The general rule in divorce cases is that service of process must be made in accordance with the statutes and that an entry of appearance without service is insufficient to bring in the party from whom the divorce is sought. The rationale of the rule is that the statutes applicable to divorce (Sections 11979 to 12003, inclusive, General Code) provide certain safeguards which must be given full recognition. Calvert v. Calvert, 130 Ohio St. 369, 199 N.E. 473. Yet where all the safeguards are present and operative in a given case, entry of appearance by the defendant is effectual to prevent dismissal for want of jurisdiction over his person; and when personal service, which though irregular is not quashed or sought to be quashed, is followed by entry of appearance, by filing an answer or by any other recognized step, all the safeguards are preserved. The irregular personal service gives notice and fixes the starting point of the six-week period as effectually as regular personal service; the entry of appearance during the time the irregular service remains unquashed brings the defendant into court; and there is no more danger of collusion than there would be if the service of process were regular in every respect. After all, collusion is a separate matter for determination in each case. Under the circumstances of the instant case there was a substantial compliance with all protective requirements.

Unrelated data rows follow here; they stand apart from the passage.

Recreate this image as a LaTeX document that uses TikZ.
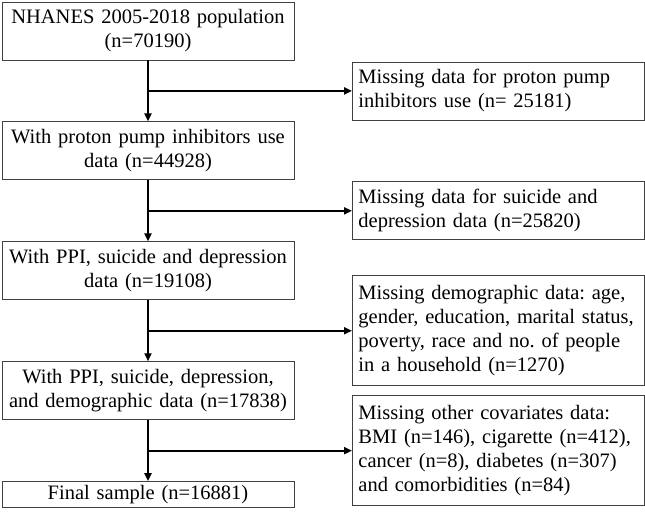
\documentclass[tikz,border=0pt]{standalone}
\usepackage{fontspec}
\setmainfont{Liberation Serif}
\usetikzlibrary{positioning, arrows.meta}
\frenchspacing

\begin{document}
\begin{tikzpicture}[
  node distance=61pt and 204pt,
  every node/.style={font=\fontsize{20.5pt}{24pt}\selectfont},
  box/.style={draw=black!75, line width=0.9pt, text width=280pt, inner xsep=6pt,
              inner ysep=3pt, minimum height=58pt, align=center},
  side/.style={box, align=left},
  arrow/.style={-{Triangle[length=8pt, width=7pt]}, line width=2pt},
]
\useasboundingbox (0,0) rectangle (645pt,-514pt);

% Main flow
\node[box] (pop) at (148pt,-31pt) {NHANES 2005-2018 population \\ (n=70190)};
\node[box, below=of pop] (ppi) {With proton pump inhibitors use \\ data (n=44928)};
\node[box, below=of ppi] (ppisd) {With PPI, suicide and depression \\ data (n=19108)};
\node[box, below=of ppisd] (demo) {With PPI, suicide, depression, \\ and demographic data (n=17838)};
\node[box, below=of demo, minimum height=26pt] (final) {Final sample (n=16881)};

% Branch points
\path (pop.south) -- coordinate[midway] (j1) (ppi.north);
\path (ppi.south) -- coordinate[midway] (j2) (ppisd.north);
\path (ppisd.south) -- coordinate[midway] (j3) (demo.north);
\path (demo.south) -- coordinate[midway] (j4) (final.north);

% Exclusions
\node[side, right=of j1] (missppi) {Missing data for proton pump \\ inhibitors use (n= 25181)};
\node[side, right=of j2] (misssd) {Missing data for suicide and \\ depression data (n=25820)};
\node[side, right=of j3, minimum height=110pt] (missdemo)
  {Missing demographic data: age, \\ gender, education, marital status, \\
   poverty, race and no. of people \\ in a household (n=1270)};
\node[side, right=of j4, minimum height=110pt] (misscov)
  {Missing other covariates data: \\ BMI (n=146), cigarette (n=412), \\
   cancer (n=8), diabetes (n=307) \\ and comorbidities (n=84)};

% Arrows
\draw[arrow] (pop) -- (ppi);
\draw[arrow] (ppi) -- (ppisd);
\draw[arrow] (ppisd) -- (demo);
\draw[arrow] (demo) -- (final);
\draw[arrow] (j1) -- (missppi);
\draw[arrow] (j2) -- (misssd);
\draw[arrow] (j3) -- (missdemo);
\draw[arrow] (j4) -- (misscov);

\end{tikzpicture}
\end{document}
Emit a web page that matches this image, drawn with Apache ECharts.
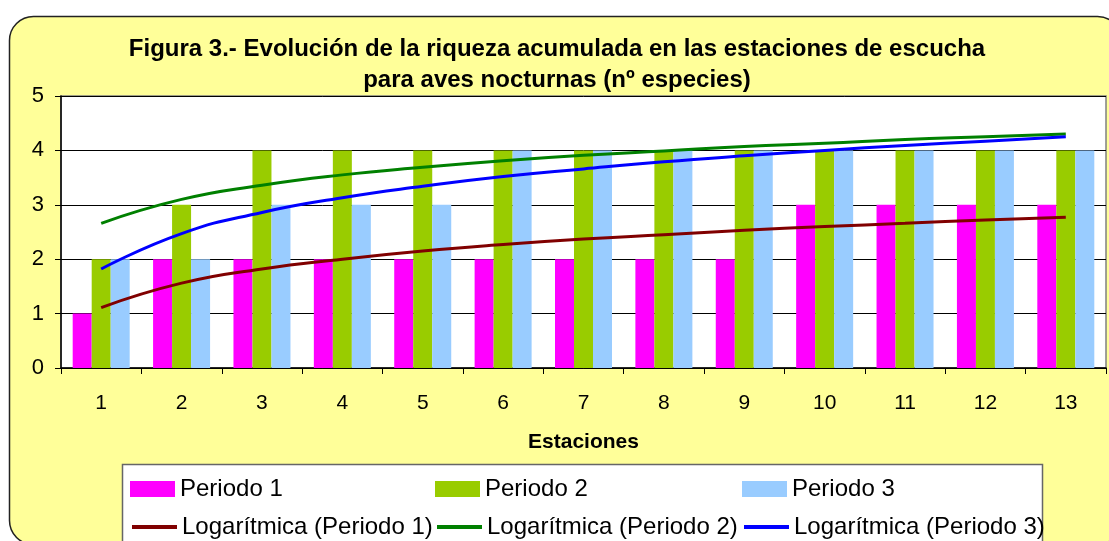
<!DOCTYPE html>
<html>
<head>
<meta charset="utf-8">
<script src="https://cdn.jsdelivr.net/npm/echarts@6/dist/echarts.min.js"></script>
<style>
  html, body { margin: 0; padding: 0; background: #fff; }
  #chart { width: 1109px; height: 541px; }
</style>
</head>
<body>
<div id="chart"></div>
<script>
// estaciones de escucha
var estaciones = ['1', '2', '3', '4', '5', '6', '7', '8', '9', '10', '11', '12', '13']

// riqueza acumulada (nº especies) por periodo
var periodo1 = [1, 2, 2, 2, 2, 2, 2, 2, 2, 3, 3, 3, 3]
var periodo2 = [2, 3, 4, 4, 4, 4, 4, 4, 4, 4, 4, 4, 4]
var periodo3 = [2, 2, 3, 3, 3, 4, 4, 4, 4, 4, 4, 4, 4]

var log1 = [1.11, 1.56, 1.82, 2.00, 2.15, 2.27, 2.37, 2.45, 2.53, 2.60, 2.66, 2.72, 2.77]
var log2 = [2.66, 3.10, 3.36, 3.55, 3.69, 3.81, 3.91, 3.99, 4.07, 4.13, 4.20, 4.25, 4.30]
var log3 = [1.82, 2.47, 2.86, 3.13, 3.34, 3.52, 3.66, 3.79, 3.90, 4.00, 4.09, 4.17, 4.25]

var yTicks = [0, 1, 2, 3, 4, 5]

var font = 'Liberation Sans, Arial, sans-serif'
var chart = echarts.init(document.getElementById('chart'))

function leyenda (name, left, top, esBarra) {
  var item = { name: name }
  if (esBarra) {
    item.icon = 'rect'
  } else {
    item.itemStyle = { opacity: 0 }
    item.lineStyle = { width: 4 }
  }
  return {
    data: [item],
    left: left,
    top: top,
    padding: 0,
    itemWidth: 45,
    itemHeight: 16,
    selectedMode: false,
    textStyle: { fontFamily: font, fontSize: 24, color: '#000', lineHeight: 16 }
  }
}

var option = {
  animation: false,
  backgroundColor: '#fff',
  textStyle: { fontFamily: font },
  title: {
    text: 'Figura 3.- Evolución de la riqueza acumulada en las estaciones de escucha\npara aves nocturnas (nº especies)',
    left: 557,
    top: 34,
    padding: 0,
    textAlign: 'center',
    textStyle: { fontFamily: font, fontSize: 24, fontWeight: 'bold', color: '#000', lineHeight: 31 }
  },
  graphic: [
    {
      type: 'rect',
      z: -10,
      shape: { x: 9.5, y: 16.5, width: 1112, height: 528, r: 24 },
      style: { fill: '#FFFF99', stroke: '#222', lineWidth: 1.5 }
    },
    {
      type: 'rect',
      z: 1,
      shape: { x: 122.5, y: 464.5, width: 920, height: 100 },
      style: { fill: '#fff', stroke: '#666', lineWidth: 1.5 }
    }
  ],
  legend: [
    leyenda('Periodo 1', 130, 477, true),
    leyenda('Periodo 2', 435, 477, true),
    leyenda('Periodo 3', 742, 477, true),
    leyenda('Logarítmica (Periodo 1)', 130, 515, false),
    leyenda('Logarítmica (Periodo 2)', 435, 515, false),
    leyenda('Logarítmica (Periodo 3)', 742, 515, false)
  ],
  grid: {
    left: 61,
    right: 3,
    top: 96,
    bottom: 173,
    show: true,
    backgroundColor: '#fff',
    borderColor: '#808080',
    borderWidth: 1.5
  },
  xAxis: {
    type: 'category',
    data: estaciones,
    boundaryGap: true,
    name: 'Estaciones',
    nameLocation: 'middle',
    nameGap: 64,
    nameTextStyle: { fontFamily: font, fontSize: 21, fontWeight: 'bold', color: '#000' },
    axisLine: { lineStyle: { color: '#000', width: 1.5 } },
    axisTick: { show: true, length: 6, lineStyle: { color: '#000' } },
    axisLabel: { fontFamily: font, fontSize: 21, color: '#000', margin: 25 }
  },
  yAxis: {
    type: 'value',
    min: yTicks[0],
    max: yTicks[yTicks.length - 1],
    interval: 1,
    axisLine: { show: true, lineStyle: { color: '#000', width: 1.5 } },
    axisTick: { show: true, length: 6, lineStyle: { color: '#000' } },
    axisLabel: { fontFamily: font, fontSize: 22, color: '#000', margin: 17 },
    splitLine: { lineStyle: { color: '#000', width: 1 } }
  },
  series: [
    { name: 'Periodo 1', type: 'bar', data: periodo1, barWidth: 19, barGap: '0%', itemStyle: { color: '#FF00FF' } },
    { name: 'Periodo 2', type: 'bar', data: periodo2, barWidth: 19, barGap: '0%', itemStyle: { color: '#99CC00' } },
    { name: 'Periodo 3', type: 'bar', data: periodo3, barWidth: 19, barGap: '0%', itemStyle: { color: '#99CCFF' } },
    { name: 'Logarítmica (Periodo 1)', type: 'line', data: log1, smooth: true, symbol: 'none', z: 5, lineStyle: { color: '#800000', width: 3 }, itemStyle: { color: '#800000' } },
    { name: 'Logarítmica (Periodo 2)', type: 'line', data: log2, smooth: true, symbol: 'none', z: 5, lineStyle: { color: '#008000', width: 3 }, itemStyle: { color: '#008000' } },
    { name: 'Logarítmica (Periodo 3)', type: 'line', data: log3, smooth: true, symbol: 'none', z: 5, lineStyle: { color: '#0000FF', width: 3 }, itemStyle: { color: '#0000FF' } }
  ]
}

chart.setOption(option)
window.addEventListener('resize', () => {
  chart.resize()
})
</script>
</body>
</html>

With the safeguards present, it cannot logically be said that there was no jurisdiction of the person. A contrary position would not be in accord with accepted principles of jurisprudence.
This elaboration of principles is but a detailed explanation of the pronouncement in the syllabus in Tucker v. Tucker, 143 Ohio St. 658, 56 N.E.2d 202. The syllabus in that case reads thus:
"In an action for divorce, the court acquires jurisdiction of the defendant where he, after personal service irregularly made on him which is not quashed or sought by him to be quashed, files an answer in which is incorporated an entry of appearance, a waiver of issuance and service of summons, and a denial of material averments of the petition."
This court is satisfied with that rule, which is in accord with the weight of authority. It does not follow from what was stated in that syllabus, however, that a denial of material averments of the petition is essential to give jurisdiction of the person of the defendant. The allusion to such a denial merely served to hold the pronouncement to the facts of that particular case. Although the answer in the divorce case involved herein does not deny any material fact alleged in the petition, the legal aspects of the instant case are not thereby altered.
The case of State, ex rel. Haun, v. Hoffman, Judge, 145 Ohio St. 31, 60 N.E.2d 657, is distinguishable by the fact that there was no service whatever in the divorce action involved in that case.
For the purposes of the general demurrer, the facts alleged in the petition herein must be taken to be true. Since the allegations of the petition herein show that the essential facts in the divorce action involved in the instant case are parallel with those in the Tucker case, supra, so far as the question of jurisdiction of the person is concerned, the general demurrer to the petition is overruled and, the respondent not desiring to plead further, the writ of procedendo is allowed and judgment rendered accordingly in favor of the relatrix.
Writ allowed.
WEYGANDT, C.J., MATTHIAS and HART, JJ., concur.